Quote: However, I think there can be no doubt when you are dealing with fragments of a story that appear in random order. It is not thought out at all and is intended to be confusing.
Yes, it is indeed intended to be confusing. Have you heard the talk Dan gave at the GDC Europe about Dear Esther? I think you might find it interesting...Here's the
link that got posted eons ago in this very thread. Can't find the actual video right now tho...hm. maybe I 'll stumble across it later.
Basically, what he's saying there is that Dear Esther has no message. It has no "right" interpretation and he never had a complete, coherent story in mind when writing and arranging the monologue snippets.
This is because the intention behind the experiment was not to have the player passively listen to a story or make him unravel some mystery with a predefined answer. Instead he merely wanted to inspire the player to come up with his own story. I think he calls it a "toolbox" in the talk. Just how you can give someone colors and make him paint his own painting, or a physics engine to play around with, he was giving the player snippets of hints and metaphors, so he could form his own version of what happened.
That's also why the texts are placed semi-randomly (not entirely randomly though), so that there could be many variations and every player could come up with a unique story that was his own creation.
I think I remember him jokingly calling Dear Esther a "story-Minecraft" in that talk...
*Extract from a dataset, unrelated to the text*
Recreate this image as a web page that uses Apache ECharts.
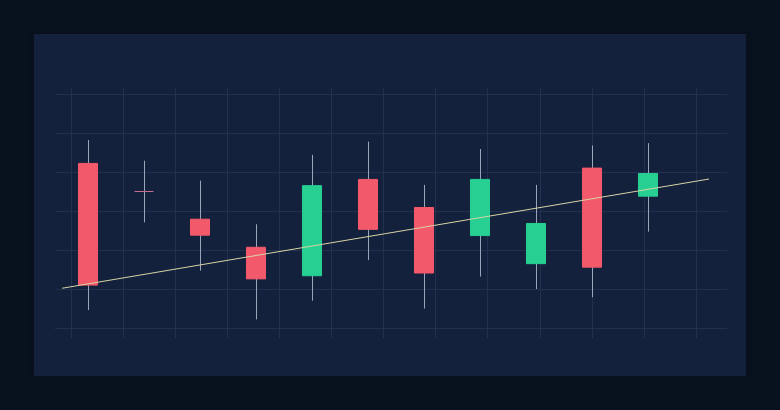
<!DOCTYPE html>
<html><head><meta charset="utf-8">
<script src="https://cdn.jsdelivr.net/npm/echarts@6/dist/echarts.min.js"></script>
<style>html,body{margin:0;padding:0;background:#08121f}#c{width:780px;height:410px}</style>
</head><body><div id="c"></div>
<script>
// ---- data ----
const categories = ['P1','P2','P3','P4','P5','P6','P7','P8','P9','P10','P11'];
const opens  = [132.2, 125.0, 117.9, 110.7, 103.4, 128.1, 120.9, 113.7, 106.5, 131.0, 123.8];
const closes = [101.0, 125.0, 113.8, 102.6, 126.5, 115.3, 104.1, 128.1, 116.8, 105.6, 129.6];
const lows   = [ 94.6, 117.1, 104.7,  92.2,  97.0, 107.4,  95.0, 103.2, 100.0,  97.9, 114.7];
const highs  = [138.2, 132.9, 127.8, 116.6, 134.4, 137.8, 126.7, 135.9, 126.7, 136.8, 137.4];
const trendX = [-0.46, 11.09];
const trendY = [100.2, 128.2];
const yTicks = [90, 100, 110, 120, 130, 140, 150];

const UP = '#27d092', DOWN = '#f2596a', DOJI = '#c86d90', WICK = '#a9b4c6', GRIDC = '#22324e';

const candleData = categories.map((c, i) => [i, opens[i], closes[i], lows[i], highs[i]]);

const chart = echarts.init(document.getElementById('c'), null, {renderer: 'canvas'});
chart.setOption({
  backgroundColor: '#08121f',
  animation: false,
  graphic: [{
    type: 'rect', z: -10, silent: true,
    shape: {x: 34, y: 34, width: 712, height: 342},
    style: {fill: '#13213c', shadowBlur: 6, shadowColor: 'rgba(0,0,0,0.35)'}
  }],
  grid: [
    {left: 55, right: 53, top: 94, bottom: 82, show: false},
    {left: 71, right: 84, top: 88, bottom: 72, show: false}
  ],
  xAxis: [
    {type: 'value', gridIndex: 0, min: -0.589, max: 11.411, show: true,
     axisLine: {show: false}, axisTick: {show: false}, axisLabel: {show: false}, splitLine: {show: false}},
    {type: 'value', gridIndex: 1, min: 0, max: 12, interval: 1,
     axisLine: {show: false}, axisTick: {show: false}, axisLabel: {show: false},
     splitLine: {show: true, lineStyle: {color: GRIDC, width: 1}}}
  ],
  yAxis: [
    {type: 'value', gridIndex: 0, min: yTicks[0], max: yTicks[yTicks.length - 1], interval: 10,
     axisLine: {show: false}, axisTick: {show: false}, axisLabel: {show: false},
     splitLine: {show: true, lineStyle: {color: GRIDC, width: 1}}},
    {type: 'value', gridIndex: 1, min: 0, max: 1,
     axisLine: {show: false}, axisTick: {show: false}, axisLabel: {show: false}, splitLine: {show: false}}
  ],
  series: [
    {
      type: 'custom', xAxisIndex: 0, yAxisIndex: 0, z: 3,
      data: candleData,
      renderItem: function (params, api) {
        const i = api.value(0), o = api.value(1), c = api.value(2), l = api.value(3), h = api.value(4);
        const pO = api.coord([i, o]), pC = api.coord([i, c]);
        const pL = api.coord([i, l]), pH = api.coord([i, h]);
        const w = api.size([1, 0])[0] * 0.34;
        const x = Math.round(pO[0]);
        const color = c > o ? UP : DOWN;
        const children = [{
          type: 'line',
          shape: {x1: x + 0.5, y1: pH[1], x2: x + 0.5, y2: pL[1]},
          style: {stroke: WICK, lineWidth: 1, opacity: 0.9}
        }];
        if (Math.abs(pO[1] - pC[1]) < 0.5) {
          children.push({
            type: 'line',
            shape: {x1: x - w / 2, y1: Math.round(pO[1]) - 0.5, x2: x + w / 2, y2: Math.round(pO[1]) - 0.5},
            style: {stroke: DOJI, lineWidth: 1}
          });
        } else {
          const top = Math.min(pO[1], pC[1]);
          children.push({
            type: 'rect',
            shape: {x: x - w / 2, y: top, width: w, height: Math.abs(pO[1] - pC[1])},
            style: {fill: color, stroke: color, lineWidth: 1}
          });
        }
        return {type: 'group', children: children};
      }
    },
    {
      type: 'line', xAxisIndex: 0, yAxisIndex: 0, z: 4,
      data: trendX.map((x, k) => [x, trendY[k]]),
      symbol: 'none', silent: true,
      lineStyle: {color: '#d9d3a4', width: 1}
    }
  ]
});
</script>
</body></html>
So yeah, what I'm saying is, you can of course think that experiment is a dumb/pointless/pretentious/whatever one, but you can't deny that it succeeded in a way: I have never heard two interpretations of Dear Esther that were exactly the same.
(Personally, I found the experience quite engaging... it felt kinda like a creative brain-exercise. Unlike
Braid, which was even more cryptic but
had a predefined interpretation. That was pretentious as hell in my opinion! ^^)
Eh... maybe we should open a Dear Esther thread instead. I'm starting to feel kinda bad, adding to this already bloated-as-hell thread.